### EXERCISE TASK
Would you transcribe the listing that follows, character for character, and omit its images?

◆ ◆ ◆ ◆ ◆ ◆ ◆

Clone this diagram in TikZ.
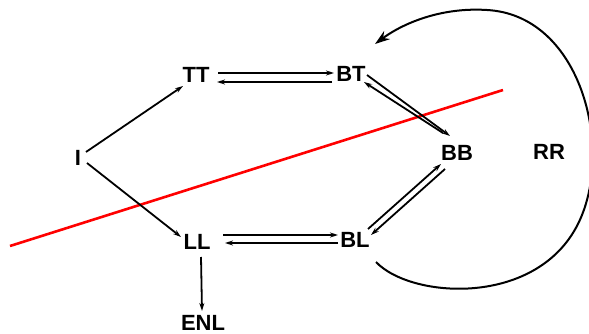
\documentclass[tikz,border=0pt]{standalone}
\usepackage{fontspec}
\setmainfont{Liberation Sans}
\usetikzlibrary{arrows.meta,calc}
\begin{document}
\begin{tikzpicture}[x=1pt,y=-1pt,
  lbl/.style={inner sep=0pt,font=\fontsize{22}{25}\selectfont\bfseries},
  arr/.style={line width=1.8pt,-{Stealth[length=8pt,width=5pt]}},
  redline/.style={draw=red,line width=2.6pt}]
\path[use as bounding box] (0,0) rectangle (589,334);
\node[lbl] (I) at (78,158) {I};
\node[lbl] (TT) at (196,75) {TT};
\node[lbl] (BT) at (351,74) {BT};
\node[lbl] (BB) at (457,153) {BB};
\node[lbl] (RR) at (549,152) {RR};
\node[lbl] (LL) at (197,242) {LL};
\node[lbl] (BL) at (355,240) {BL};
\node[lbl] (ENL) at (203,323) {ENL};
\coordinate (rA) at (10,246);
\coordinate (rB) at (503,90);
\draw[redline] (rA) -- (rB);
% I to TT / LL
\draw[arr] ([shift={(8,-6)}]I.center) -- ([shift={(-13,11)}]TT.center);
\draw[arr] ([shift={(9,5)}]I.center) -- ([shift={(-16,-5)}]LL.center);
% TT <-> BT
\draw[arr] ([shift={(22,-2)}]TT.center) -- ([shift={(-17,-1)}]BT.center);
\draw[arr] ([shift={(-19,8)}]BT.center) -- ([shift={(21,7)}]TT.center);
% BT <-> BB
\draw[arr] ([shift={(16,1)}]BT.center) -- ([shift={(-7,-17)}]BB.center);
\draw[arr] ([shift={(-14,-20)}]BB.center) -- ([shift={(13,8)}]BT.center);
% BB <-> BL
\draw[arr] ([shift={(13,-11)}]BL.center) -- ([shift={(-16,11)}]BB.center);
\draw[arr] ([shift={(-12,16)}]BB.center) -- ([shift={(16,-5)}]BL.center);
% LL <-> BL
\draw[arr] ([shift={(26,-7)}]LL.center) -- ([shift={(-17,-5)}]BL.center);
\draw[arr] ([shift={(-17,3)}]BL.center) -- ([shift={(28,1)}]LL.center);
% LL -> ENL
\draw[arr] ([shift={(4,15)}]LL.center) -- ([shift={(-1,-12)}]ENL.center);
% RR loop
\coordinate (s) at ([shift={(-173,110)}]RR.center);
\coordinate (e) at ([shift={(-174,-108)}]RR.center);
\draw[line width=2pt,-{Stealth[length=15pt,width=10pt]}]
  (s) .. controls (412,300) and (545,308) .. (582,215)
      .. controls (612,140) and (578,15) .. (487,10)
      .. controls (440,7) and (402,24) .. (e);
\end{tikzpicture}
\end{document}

◆ ◆ ◆ ◆ ◆ ◆ ◆

### COMPLETE OUTPUT
Clone this diagram in TikZ.
\documentclass[tikz,border=0pt]{standalone}
\usepackage{fontspec}
\setmainfont{Liberation Sans}
\usetikzlibrary{arrows.meta,calc}
\begin{document}
\begin{tikzpicture}[x=1pt,y=-1pt,
  lbl/.style={inner sep=0pt,font=\fontsize{22}{25}\selectfont\bfseries},
  arr/.style={line width=1.8pt,-{Stealth[length=8pt,width=5pt]}},
  redline/.style={draw=red,line width=2.6pt}]
\path[use as bounding box] (0,0) rectangle (589,334);
\node[lbl] (I) at (78,158) {I};
\node[lbl] (TT) at (196,75) {TT};
\node[lbl] (BT) at (351,74) {BT};
\node[lbl] (BB) at (457,153) {BB};
\node[lbl] (RR) at (549,152) {RR};
\node[lbl] (LL) at (197,242) {LL};
\node[lbl] (BL) at (355,240) {BL};
\node[lbl] (ENL) at (203,323) {ENL};
\coordinate (rA) at (10,246);
\coordinate (rB) at (503,90);
\draw[redline] (rA) -- (rB);
% I to TT / LL
\draw[arr] ([shift={(8,-6)}]I.center) -- ([shift={(-13,11)}]TT.center);
\draw[arr] ([shift={(9,5)}]I.center) -- ([shift={(-16,-5)}]LL.center);
% TT <-> BT
\draw[arr] ([shift={(22,-2)}]TT.center) -- ([shift={(-17,-1)}]BT.center);
\draw[arr] ([shift={(-19,8)}]BT.center) -- ([shift={(21,7)}]TT.center);
% BT <-> BB
\draw[arr] ([shift={(16,1)}]BT.center) -- ([shift={(-7,-17)}]BB.center);
\draw[arr] ([shift={(-14,-20)}]BB.center) -- ([shift={(13,8)}]BT.center);
% BB <-> BL
\draw[arr] ([shift={(13,-11)}]BL.center) -- ([shift={(-16,11)}]BB.center);
\draw[arr] ([shift={(-12,16)}]BB.center) -- ([shift={(16,-5)}]BL.center);
% LL <-> BL
\draw[arr] ([shift={(26,-7)}]LL.center) -- ([shift={(-17,-5)}]BL.center);
\draw[arr] ([shift={(-17,3)}]BL.center) -- ([shift={(28,1)}]LL.center);
% LL -> ENL
\draw[arr] ([shift={(4,15)}]LL.center) -- ([shift={(-1,-12)}]ENL.center);
% RR loop
\coordinate (s) at ([shift={(-173,110)}]RR.center);
\coordinate (e) at ([shift={(-174,-108)}]RR.center);
\draw[line width=2pt,-{Stealth[length=15pt,width=10pt]}]
  (s) .. controls (412,300) and (545,308) .. (582,215)
      .. controls (612,140) and (578,15) .. (487,10)
      .. controls (440,7) and (402,24) .. (e);
\end{tikzpicture}
\end{document}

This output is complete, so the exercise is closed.